In the case of the international project coordinated by Inibic, the objective is to test phages against a very particular type of microbe: persistent bacteria. “After years studying the response of bacteria to infection by phages, we have seen several molecular mechanisms of resistance that consist of telling the bacteria to enter a state of latency. And we think that we could go against that, against the development of persistent bacteria responsible for chronic infections,” says Tomás.

Scientists have identified bacteriophages capable of acting against these persistent bacteria that, in any stressful situation, become invisible and escape attack by any agent that wants to eliminate them, be it antibiotics or phages. “I think that if we manage to eradicate this type of population, we eliminate the infection completely,” explains Tomás. The project plans to create a bank of phages and persistent bacteria, as well as testing combinations of antibiotics and phages to neutralize these super-resistant microbes.

Loose ends

Phage research is gaining momentum, but there are still loose ends that trip up researchers. Thus, while there is observational evidence of success stories and data that phage therapy is a safe therapeutic approach, there is also skepticism about the efficacy results within the scientific community. A review of these treatments explains that, “despite compelling observational evidence, modern clinical trials, while consistently demonstrating safety, have so far not consistently demonstrated efficacy” and points out that this limited efficacy “arises from clinical and microbiological challenges unique to phage therapy.”

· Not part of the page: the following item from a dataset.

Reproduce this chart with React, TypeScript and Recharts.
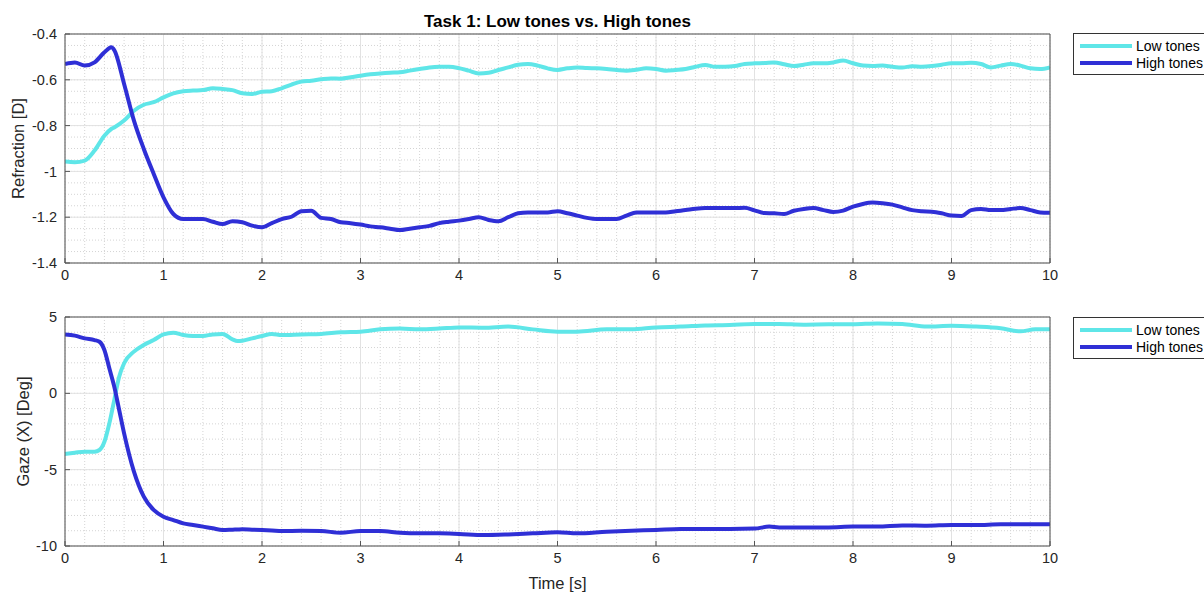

One factor that weighs heavily is the fact that it is a highly personalized treatment, where the phage or phage cocktail is used for a very specific bacteria in a very specific patient. Not all patients require the same dose or the same types of phages. In addition, the preparations “will require continuous adjustments and reformulation to adapt to changes in bacterial populations and resistance patterns,” the authors of the review explain. The number of clinically useful phages in the environment does not help either: “It would be impossible to subject each phage, or combination of phages, to clinical trials for a single type of infection, much less for the variety of bacterial infections to which the phages could be applied,” the article agrees.

The reality of these living medicines clashes with the rigidity of the regulatory framework, which can lead to delays in the approval of treatments and uncertainty when it comes to standardizing therapies. And all of this, like a kind of domino effect, also encourages the pharmaceutical industry's reluctance to invest in these approaches.

A review notes, however, that knowledge about phages is still limited and that the full range of interactions between viruses and the bacteria in which they are embedded is not fully understood, for example. The authors also raise “safety concerns”: “Phages are complex biological entities and can theoretically transfer harmful bacterial genes (such as antibiotic resistance genes) between bacteria or trigger adverse immune responses,” they stress.

The authors of the article in The Lancet Infectious Diseases, however, clarify that, “although phages can induce a direct response from the immune system, there is no evidence that they can cause damage to human cells.” They clarify that, although phages can self-amplify, causing the death of bacteria, they do not replicate endlessly: this growth process stops when the bacteria they target disappear.

The experts consulted agree on the need to properly regulate the use of this therapeutic strategy — in Spain it is used, above all, for compassionate use or in contexts of scientific studies — in order to have phages more easily available and exploit their potential to 100%. To guarantee the quality of phage cocktails, Tomás advocates creating a national network of phage therapy in advanced therapy centers. That is, preparing these treatments in highly specialized scientific laboratories, such as those where CAR-T therapy is manufactured, an immunotherapy that consists of extracting lymphocytes from the patient, genetically modifying them so that they recognize tumor cells, and reinfusing them into the patient.